On yet another manic day of negotiations, stories of an impending deal faded into a diluted sense of still working towards one. At first it had appeared as if EU negotiators and the British government had formulated the wording of a text which would form the basis of an agreement on what would happen in Ireland after Brexit. But as the hours passed, the Democratic Unionist Party and others intervened to express reservations and opportunistic intentions. Very soon, it became clear that nothing would be resolved.
Once again, there has been no resolution to the thorny issue of what happens to the Irish border in the aftermath of Brexit. Yet, the Irish government has been unequivocal about its position from the start. After today’s events, Taioseach Leo Varadkar and his assistant Simon Coveney expressed surprise at the latest developments and reiterated the straightforward position of the Irish government.
That position is clear as the crystal you can find in the border village of Belleek, straddling Donegal on one side, Fermanagh on the other. The Irish government wants no change to the status quo and no return to the barriers of the past. From the start they have been seeking a cast iron agreement that there will not be a hard border on the island of Ireland. The Taoiseach has insisted that in the aftermath of Brexit, people must be free to “cross the border as they do now and go about their business as they do now.”
Anything else would put The Good Friday Agreement at risk and that is something which neither government wants to do. On Monday, according to Simon Coveney, the Irish government believed that they had a deal in relation to a wording that “would provide reassurance for many people who were concerned about the potential re-emergence of a border on the island of Ireland.”
In those few lines, the Irish Tánaiste has touched upon the matter that goes to the heart of explaining this situation to outsiders. At this moment in time if you go to places like Belleek or Newry, Newtownbutler or Derry City, you don’t have any physical sense of a border. The fact of this has contributed largely to the absence of conflict over this past twenty years and has created a situation in which border communities can thrive culturally and economically.
The simple fact is that Northern Ireland is different from other parts of the United Kingdom and even the DUP have used this to their advantage in terms of economics and laws concerning morality. The border is not an Irish creation. It was and remains a British construct drawn across counties where there is a Catholic and nationalist majority. The Irish government know the problems that could arise if this issue is not resolved in a timely fashion, hence why they are pushing for this to be sorted before the EU withdrawal negotiations enter their next phase.

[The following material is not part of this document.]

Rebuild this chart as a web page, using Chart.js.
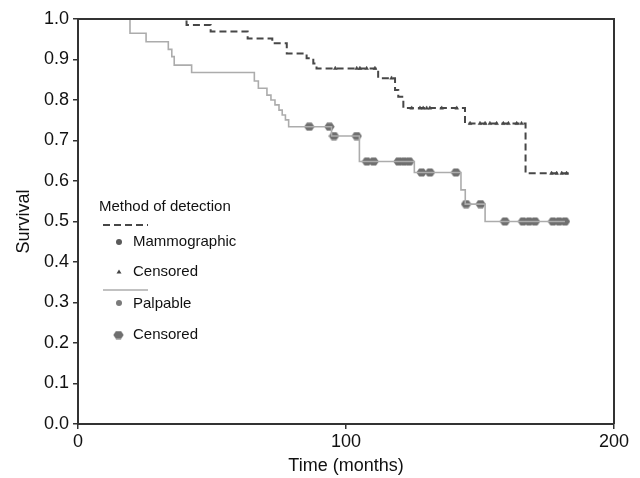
<!DOCTYPE html>
<html><head><meta charset="utf-8">
<script src="https://cdn.jsdelivr.net/npm/chart.js@4.4.1/dist/chart.umd.min.js"></script>
<style>html,body{margin:0;padding:0;background:#fff;}#wrap{position:relative;width:640px;height:478px;}</style>
</head><body><div id="wrap"><canvas id="c" width="640" height="478"></canvas></div>
<script>
// Mammographic (dashed) Kaplan-Meier steps: time (months) and survival after the step
const mammoTimes = [0, 40.5, 49.5, 63.3, 72.5, 77.9, 85.3, 87.8, 89.0, 112.0, 118.3, 119.5, 121.4, 144.4, 167.0, 183.6];
const mammoSurv  = [1.0, 0.985, 0.969, 0.952, 0.940, 0.915, 0.903, 0.890, 0.878, 0.854, 0.825, 0.808, 0.780, 0.742, 0.619, 0.619];
// Mammographic censored observations
const mammoCensTimes = [96.0, 104.0, 105.2, 107.7, 110.8, 117.0, 124.5, 127.6, 128.8, 130.1, 131.3, 135.7, 141.3, 146.3, 150.0, 151.9, 153.7, 156.2, 158.7, 160.6, 163.7, 165.5, 176.7, 178.6, 180.5, 182.3];
const mammoCensSurv  = [0.878, 0.878, 0.878, 0.878, 0.878, 0.854, 0.780, 0.780, 0.780, 0.780, 0.780, 0.780, 0.780, 0.742, 0.742, 0.742, 0.742, 0.742, 0.742, 0.742, 0.742, 0.742, 0.619, 0.619, 0.619, 0.619];
// Palpable (solid) Kaplan-Meier steps
const palpTimes = [0, 19.4, 25.4, 33.7, 35.0, 35.9, 42.4, 65.8, 67.3, 70.5, 72.0, 73.5, 75.0, 76.2, 77.4, 78.6, 94.6, 105.0, 125.5, 142.9, 144.5, 151.9, 181.7];
const palpSurv  = [1.0, 0.965, 0.944, 0.925, 0.907, 0.886, 0.868, 0.847, 0.829, 0.812, 0.800, 0.788, 0.775, 0.763, 0.751, 0.734, 0.711, 0.648, 0.621, 0.578, 0.543, 0.500, 0.500];
// Palpable censored observations
const palpCensTimes = [86.3, 93.8, 95.5, 104.0, 107.8, 110.3, 119.6, 121.6, 123.6, 128.2, 131.3, 141.0, 144.8, 150.2, 159.3, 166.0, 168.3, 170.5, 177.2, 179.5, 181.7];
const palpCensSurv  = [0.734, 0.734, 0.711, 0.711, 0.648, 0.648, 0.648, 0.648, 0.648, 0.621, 0.621, 0.621, 0.543, 0.543, 0.500, 0.500, 0.500, 0.500, 0.500, 0.500, 0.500];
// Axis ticks
const xTickValues = [0, 100, 200];
const yTickStep = 0.1;
const legendTitle = 'Method of detection';
const legendLabels = ['Mammographic', 'Censored', 'Palpable', 'Censored'];

const FONT = "'Liberation Sans', Arial, Helvetica, sans-serif";
const toXY = (xs, ys) => xs.map((x, i) => ({x: x, y: ys[i]}));

// hexagon-like censor marker (slightly wider than tall)
const censorMark = document.createElement('canvas');
censorMark.width = 11; censorMark.height = 9;
(function () {
  const g = censorMark.getContext('2d');
  g.fillStyle = '#6f6f6f';
  g.beginPath();
  g.moveTo(0.3, 4.5); g.lineTo(3, 0.4); g.lineTo(8, 0.4); g.lineTo(10.7, 4.5); g.lineTo(8, 8.6); g.lineTo(3, 8.6);
  g.closePath(); g.fill();
})();

const framePlugin = {
  id: 'frame',
  afterDatasetsDraw(chart) {
    const {ctx, chartArea: a} = chart;
    ctx.save();
    ctx.strokeStyle = '#333';
    ctx.lineWidth = 2;
    ctx.beginPath();
    ctx.moveTo(a.left, a.top);
    ctx.lineTo(a.right, a.top);
    ctx.lineTo(a.right, a.bottom);
    ctx.stroke();
    ctx.restore();
  }
};

const legendPlugin = {
  id: 'kmLegend',
  afterDraw(chart) {
    const ctx = chart.ctx;
    const ds = chart.data.datasets;
    ctx.save();
    ctx.fillStyle = '#111';
    ctx.textBaseline = 'middle';
    ctx.textAlign = 'left';
    ctx.font = '15px ' + FONT;
    ctx.fillText(legendTitle, 99, 207);
    ctx.strokeStyle = ds[0].borderColor; ctx.lineWidth = ds[0].borderWidth;
    ctx.setLineDash(ds[0].borderDash);
    ctx.beginPath(); ctx.moveTo(103, 225); ctx.lineTo(148, 225); ctx.stroke();
    ctx.setLineDash([]);
    ctx.fillStyle = '#5a5a5a';
    ctx.beginPath(); ctx.arc(119, 242, 3, 0, Math.PI * 2); ctx.fill();
    ctx.fillStyle = ds[1].backgroundColor;
    ctx.beginPath(); ctx.moveTo(119, 269.5); ctx.lineTo(121.5, 273.5); ctx.lineTo(116.5, 273.5); ctx.closePath(); ctx.fill();
    ctx.strokeStyle = ds[2].borderColor; ctx.lineWidth = ds[2].borderWidth;
    ctx.beginPath(); ctx.moveTo(103, 290); ctx.lineTo(148, 290); ctx.stroke();
    ctx.fillStyle = '#7a7a7a';
    ctx.beginPath(); ctx.arc(119, 303, 3, 0, Math.PI * 2); ctx.fill();
    ctx.drawImage(censorMark, 113, 330.5);
    ctx.fillStyle = '#111';
    ctx.fillText(legendLabels[0], 133, 242);
    ctx.fillText(legendLabels[1], 133, 272);
    ctx.fillText(legendLabels[2], 133, 304);
    ctx.fillText(legendLabels[3], 133, 335);
    ctx.restore();
  }
};

new Chart(document.getElementById('c'), {
  type: 'line',
  data: {
    datasets: [
      {label: 'Mammographic', data: toXY(mammoTimes, mammoSurv), stepped: 'before', borderColor: '#474747', borderWidth: 2, borderDash: [7, 4], pointRadius: 0, fill: false},
      {label: 'Censored', type: 'scatter', data: toXY(mammoCensTimes, mammoCensSurv), pointStyle: 'triangle', pointRadius: 2.2, backgroundColor: '#444', borderColor: '#444', borderWidth: 0.5, showLine: false},
      {label: 'Palpable', data: toXY(palpTimes, palpSurv), stepped: 'before', borderColor: '#acacac', borderWidth: 1.6, pointRadius: 0, fill: false},
      {label: 'Censored', type: 'scatter', data: toXY(palpCensTimes, palpCensSurv), pointStyle: censorMark, pointRadius: 5, backgroundColor: '#6f6f6f', borderColor: '#6f6f6f', showLine: false}
    ]
  },
  options: {
    responsive: false,
    animation: false,
    layout: {padding: {top: 19, right: 26, left: 0, bottom: 0}},
    plugins: {legend: {display: false}, tooltip: {enabled: false}},
    scales: {
      x: {
        type: 'linear', min: 0, max: 200,
        afterBuildTicks(s) { s.ticks = xTickValues.map(v => ({value: v})); },
        ticks: {color: '#111', font: {family: FONT, size: 18}, padding: 2, maxRotation: 0, autoSkip: false},
        grid: {drawOnChartArea: false, drawTicks: true, tickLength: 5, color: '#333', lineWidth: 1.5},
        border: {color: '#333', width: 2},
        title: {display: true, text: 'Time (months)', color: '#111', font: {family: FONT, size: 18}, padding: {top: 0, bottom: 1}},
        afterFit(s) { s.height = 54; }
      },
      y: {
        type: 'linear', min: 0, max: 1,
        ticks: {stepSize: yTickStep, color: '#111', font: {family: FONT, size: 18}, padding: 4, callback: v => Number(v).toFixed(1)},
        grid: {drawOnChartArea: false, drawTicks: true, tickLength: 5, color: '#333', lineWidth: 1.5},
        border: {color: '#333', width: 2},
        title: {display: true, text: 'Survival', color: '#111', font: {family: FONT, size: 18}, padding: {top: 13, bottom: 0}},
        afterFit(s) { s.width = 78; }
      }
    }
  },
  plugins: [framePlugin, legendPlugin]
});
</script></body></html>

Still though, nobody seems quite certain of the original wording in a draft agreement that gave such hope to everyone directly involved. Rumours suggested that wording had been formulated to allow for “regulatory alignment” on both sides of the Irish border. This would mean that even if Northern Ireland did not stay fully within the Single Market or Customs Union, trade and commerce would be governed by the same rules across the whole island. This proved anathema to many unionists, particularly the DUP, who insisted that Northern Ireland had to be subject to the same rules as the rest of the UK, despite their selectivity in this area.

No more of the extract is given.